A U.N. official told the Forward that the U.N. agency had not received any official notification about these indictments, adding that Israel never had provided the agency with information about the charges against its detained employees, who number 34 so far this year and totaled 64 last year.

“Most of these have been on administrative detention for many years without charges or trial, and I find it ironic that all of a sudden [the Israelis] are now coming up with indictments against 13 of these and going with that to the media and not to their employer who has been asking for this from the moment of their arrest,” the U.N. official said.

Israel’s goal, the official said, was to divert attention from its current military campaign in Gaza. “The media coverage is now more about this than about the 70 or so Palestinians killed so far, more than half civilians, or the hundreds of wounded and other damage to property and homes,” he said. “Israel has little tolerance for criticism, and this is one way to try to keep the U.N. silent. We do what we ‘need to do in Gaza,’ and you dare not criticize our actions or ‘else.’”

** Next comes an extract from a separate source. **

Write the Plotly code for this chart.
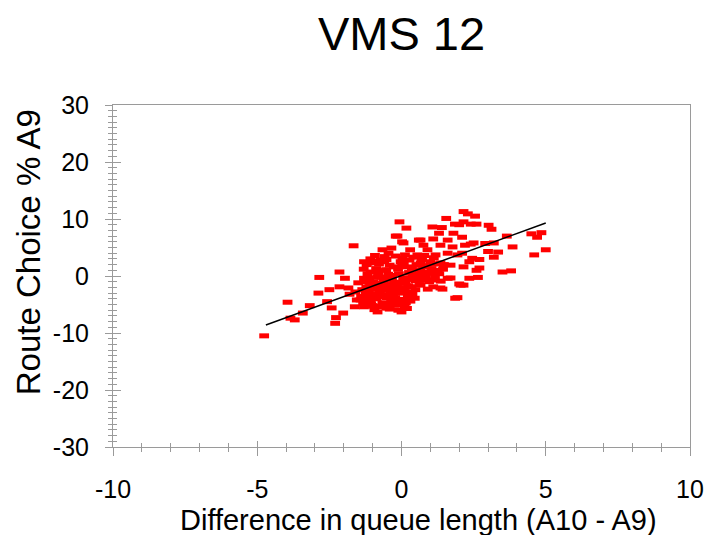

Figures provided by Palestinian and Israeli human rights groups put the proportion of civilians killed during the Gaza incursion at about 40%.

Anat Friedman, a spokeswoman for the Israeli mission to the U.N., said Jerusalem was not trying to divert attention, but was drawing attention to an issue that required swift international action.

Israeli officials pounced on controversial statements by the commissioner-general of the U.N. relief agency, Peter Hansen. Speaking to Canadian television following the initial Israeli charges about the ambulance, Hansen said members of Hamas were “on the UNRWA payroll” and that he did not “see that as a crime.” Hansen said the agency requires its staff to remain neutral.

Still, his comments drew a wave of criticism from Israel and its supporters. On Monday, Dan Gillerman, Israel’s U.N. ambassador, wrote Annan and told the Security Council that the idea that individuals with clear links to Hamas may be “on the UNRWA payroll” was totally unacceptable and should be investigated.

On Tuesday, New York Democrat Rep. Anthony Weiner and 13 congressmen sent a letter to Annan, calling for Hansen’s immediate dismissal. Hansen’s three-year term is up at the end of February 2005.

Friedman, the Israeli spokeswoman at the U.N., said Jerusalem was not calling for Hansen’s dismissal. But, according to a report in Ha’aretz, in media interviews Gillerman demanded Hansen’s dismissal.

The decision to reappoint Hansen or to name a successor will be made by Annan in consultation with the members of an advisory commission comprising America, England, France, Belgium, Turkey, Egypt, Syria, Lebanon, Jordan and Japan, as well as an observer from the Palestine Liberation Organization.

A spokesman for the American mission to the U.N. said that while it was too early to discuss future appointments, Washington would ensure that the person appointed to head the U.N. relief agency is seen as balanced by all sides.

The U.N. official said he would not be surprised if the latest spat affected Hansen’s chances.